2. Davacı vekili temyiz dilekçesinde; davanın reddine dair kararın eksik incelemeye dayandığını, tanık beyanlarında murisin maddi durumunun yerinde olduğu ve maliki olduğu taşınmazları satmaya ihtiyacı olmadığı belirtilmesine karşılık İlk Derece Mahkemesince bu beyanlara itibar edilmemesinin isabetsiz olduğunu, muristen intikal eden diğer taşınmazların değeri hesaplanmaksızın murisin mal kaçırma niyetinde olmadığı sonucuna varılmasının yerinde olmadığını, murisin her iki işlemde de satış gayesiyle hareket etmediğinin açıkça ortaya konulduğunu, davalının murisin eşi olması nedeniyle halihazırda murise bakım borcu altında olduğunu, taşınmazın bu bakım borcu için temlik edildiğini kabul etmenin doğru olmadığını, murisin minnet duygusuyla hareket ettiği düşünülse dahi mirasçıların saklı payına tecavüz etmeden her türlü tasarrufta bulunulabilecekken taşınmazın davaya konu işlemler vasıtasıyla temlik edilmesinin mal kaçırma gayesinin bir göstergesi olduğunu ileri sürerek Bölge Adliye Mahkemesi kararının kaldırılmasını ve İlk Derece Mahkemesi kararının bozulmasını talep etmiştir.

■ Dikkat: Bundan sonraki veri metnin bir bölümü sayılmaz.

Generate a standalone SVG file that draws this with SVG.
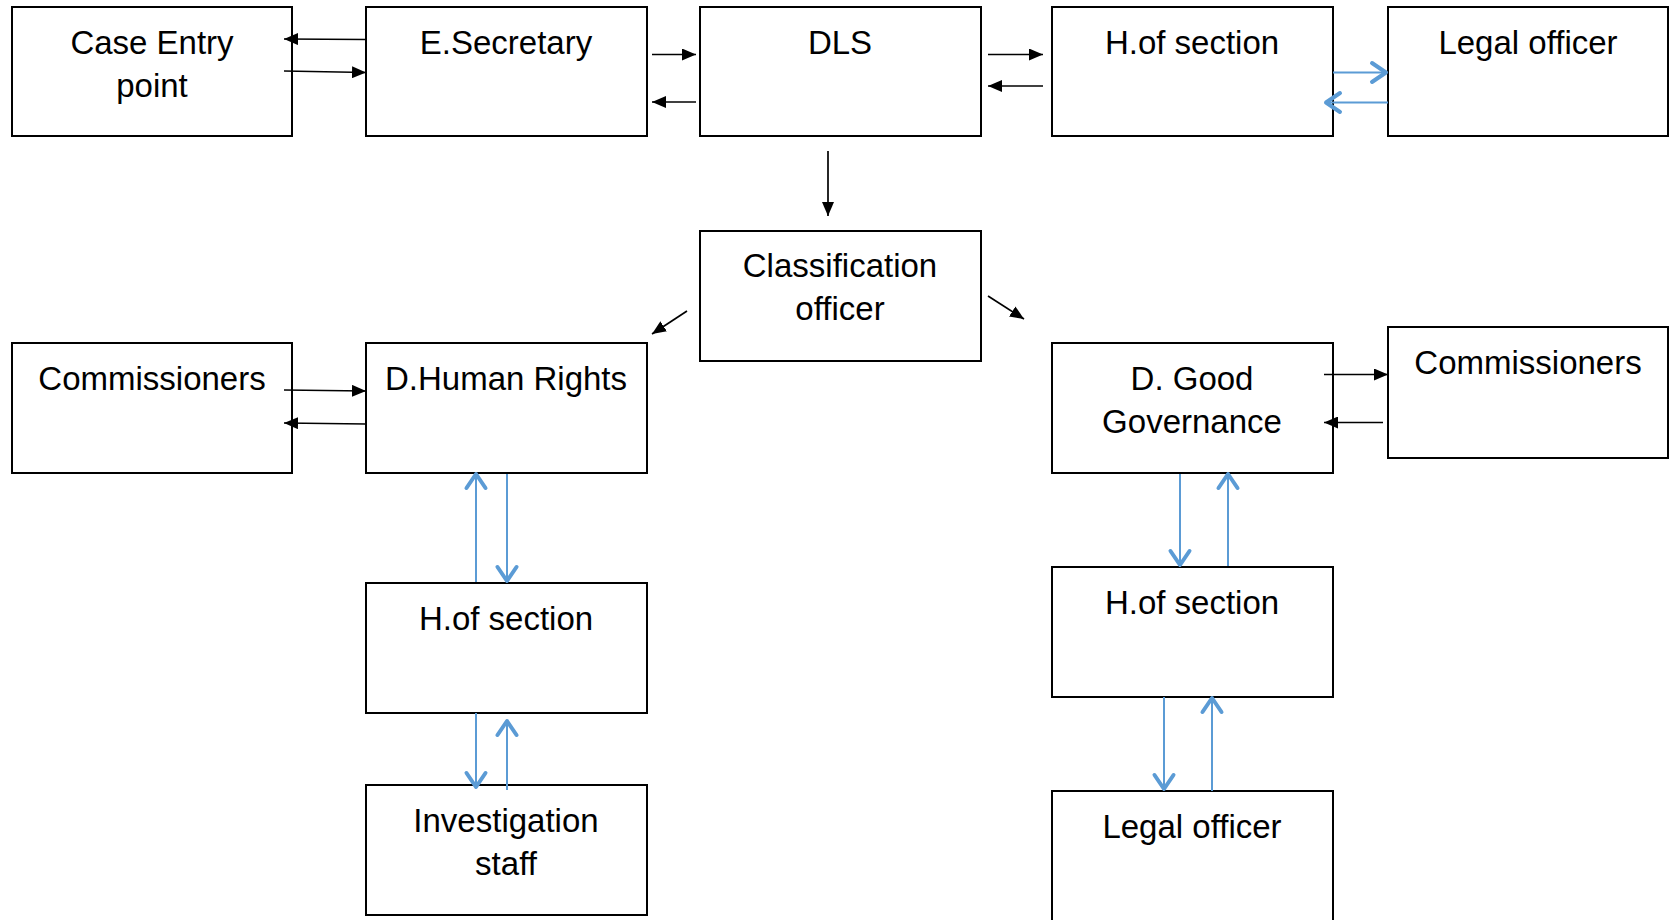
<svg xmlns="http://www.w3.org/2000/svg" width="1673" height="920" viewBox="0 0 1673 920">
<style>
.box{fill:#fff;stroke:#000;stroke-width:2}
.t{font-family:"Liberation Sans",Arial,sans-serif;font-size:33px;fill:#000;text-anchor:middle}
.blk{stroke:#000;stroke-width:1.7;fill:none;marker-end:url(#ah)}
.blu{stroke:#5B9BD5;stroke-width:2;fill:none;marker-end:url(#ob)}
</style>
<defs>
<marker id="ah" markerUnits="userSpaceOnUse" markerWidth="14" markerHeight="12" viewBox="0 0 14 12" refX="14" refY="6" orient="auto">
<path d="M0,0 L14,6 L0,12 z" fill="#000"/>
</marker>
<marker id="ob" markerUnits="userSpaceOnUse" markerWidth="22" markerHeight="26" viewBox="-19 -13 22 26" refX="0" refY="0" orient="auto">
<path d="M-14,-9.5 L0,0 L-14,9.5" fill="none" stroke="#5B9BD5" stroke-width="4" stroke-linecap="round" stroke-linejoin="round"/>
</marker>
</defs>
<rect width="1673" height="920" fill="#fff"/>
<g id="case-entry"><rect class="box" x="12" y="7" width="280" height="129"/><text class="t" x="152" y="54">Case Entry</text><text class="t" x="152" y="97">point</text></g>
<g id="e-secretary"><rect class="box" x="366" y="7" width="281" height="129"/><text class="t" x="506" y="54">E.Secretary</text></g>
<g id="dls"><rect class="box" x="700" y="7" width="281" height="129"/><text class="t" x="840" y="54">DLS</text></g>
<g id="h-section-top"><rect class="box" x="1052" y="7" width="281" height="129"/><text class="t" x="1192" y="54">H.of section</text></g>
<g id="legal-officer-top"><rect class="box" x="1388" y="7" width="280" height="129"/><text class="t" x="1528" y="54">Legal officer</text></g>
<g id="classification"><rect class="box" x="700" y="231" width="281" height="130"/><text class="t" x="840" y="277">Classification</text><text class="t" x="840" y="320">officer</text></g>
<g id="commissioners-left"><rect class="box" x="12" y="343" width="280" height="130"/><text class="t" x="152" y="390">Commissioners</text></g>
<g id="d-human-rights"><rect class="box" x="366" y="343" width="281" height="130"/><text class="t" x="506" y="390">D.Human Rights</text></g>
<g id="d-good-governance"><rect class="box" x="1052" y="343" width="281" height="130"/><text class="t" x="1192" y="390">D. Good</text><text class="t" x="1192" y="433">Governance</text></g>
<g id="commissioners-right"><rect class="box" x="1388" y="327" width="280" height="131"/><text class="t" x="1528" y="374">Commissioners</text></g>
<g id="h-section-left"><rect class="box" x="366" y="583" width="281" height="130"/><text class="t" x="506" y="630">H.of section</text></g>
<g id="investigation-staff"><rect class="box" x="366" y="785" width="281" height="130"/><text class="t" x="506" y="832">Investigation</text><text class="t" x="506" y="875">staff</text></g>
<g id="h-section-right"><rect class="box" x="1052" y="567" width="281" height="130"/><text class="t" x="1192" y="614">H.of section</text></g>
<g id="legal-officer-bottom"><rect class="box" x="1052" y="791" width="281" height="140"/><text class="t" x="1192" y="838">Legal officer</text></g>
<g id="connectors">
<path class="blk" d="M366,39.5 L284,39"/>
<path class="blk" d="M284,71 L366,72.5"/>
<path class="blk" d="M652,54.5 L696,54.5"/>
<path class="blk" d="M696,102 L652,102"/>
<path class="blk" d="M988,54.5 L1043,54.5"/>
<path class="blk" d="M1043,86 L988,86"/>
<path class="blk" d="M828,151 L828,216"/>
<path class="blk" d="M687,311 L652,334"/>
<path class="blk" d="M988,296 L1024,319"/>
<path class="blk" d="M284,390 L366,391"/>
<path class="blk" d="M366,424 L284,423"/>
<path class="blk" d="M1324,374.5 L1388,374.5"/>
<path class="blk" d="M1383,422.5 L1324,422.5"/>
<path class="blu" d="M1333,72.5 L1386,72.5"/>
<path class="blu" d="M1388,102.5 L1326,102.5"/>
<path class="blu" d="M476,582 L476,474"/>
<path class="blu" d="M507,474 L507,581"/>
<path class="blu" d="M476,713 L476,787"/>
<path class="blu" d="M507,790 L507,721"/>
<path class="blu" d="M1180,474 L1180,565"/>
<path class="blu" d="M1228,566 L1228,474"/>
<path class="blu" d="M1164,697 L1164,789"/>
<path class="blu" d="M1212,791 L1212,698"/>
</g>
</svg>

B. Değerlendirme ve Gerekçe
Dava, muris muvazaası hukuki nedenine dayalı tapu iptali ve tescil isteğine ilişkindir.
1. Bölge adliye mahkemelerinin nihai kararlarının bozulması 6100 sayılı Hukuk Muhakemeleri Kanunu'nun (6100 sayılı Kanun) 371. maddesinde yer alan sebeplerden birinin varlığı hâlinde mümkündür.

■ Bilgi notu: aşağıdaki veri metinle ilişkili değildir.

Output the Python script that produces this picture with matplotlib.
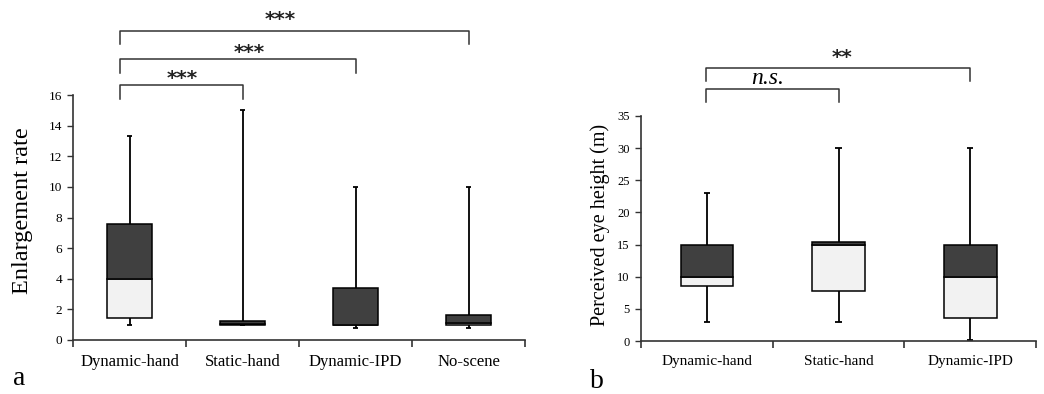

2. Dosya içeriği ve toplanan delillerden; 01.02.1930 doğumlu muris ...'un 04.11.2016 tarihinde ölümü ile geriye mirasçı olarak davacı kızı ... ile davalı eşi ...'un kaldığı; dava konusu 163 ada 7 parsel sayılı taşınmazın 1982 yılında yapılan kadastro çalışmaları sonucunda muris adına tespit ve tescil edildiği, taşınmazın 1/2 payının davalı tarafından murise karşı açılan ve murisin kabul beyanıyla sonuçlanan Sorgun Sulh Hukuk Mahkemesinin 12.08.1998 tarih ve 1998/347 Esas 1998/400 Karar sayılı kararı kapsamında 14.08.1998 tarihinde davalı adına tescil edildiği, bakiye 1/2 payın ise 26.11.2012 tarihinde muris tarafından davalıya satış suretiyle temlik edildiği anlaşılmaktadır.
3. Temyizen incelenen karar, tarafların karşılıklı iddia ve savunmalarına, dayandıkları belgelere, uyuşmazlığa uygulanması gereken hukuk kuralları ile hukuki ilişkinin nitelendirilmesine, dava şartlarına, yargılama ve ispat kuralları ile kararda belirtilen gerekçelere göre usul ve kanuna uygun olup davacı vekili tarafından temyiz dilekçesinde ileri sürülen nedenler kararın bozulmasını gerektirecek nitelikte görülmemiştir.
VI. KARAR
Açıklanan sebeplerle;
Davacı vekilinin temyiz itirazlarının reddi ile temyiz olunan Bölge Adliye Mahkemesi kararının 6100 sayılı Kanun'un 370/1 hükmü uyarınca ONANMASINA,
Aşağıda yazılı 435,50 TL bakiye onama harcının temyiz eden davacıdan alınmasına,
Dosyanın İlk Derece Mahkemesine, kararın bir örneğinin Bölge Adliye Mahkemesine gönderilmesine,
27.02.2025 tarihinde kesin olmak üzere oy birliğiyle karar verildi.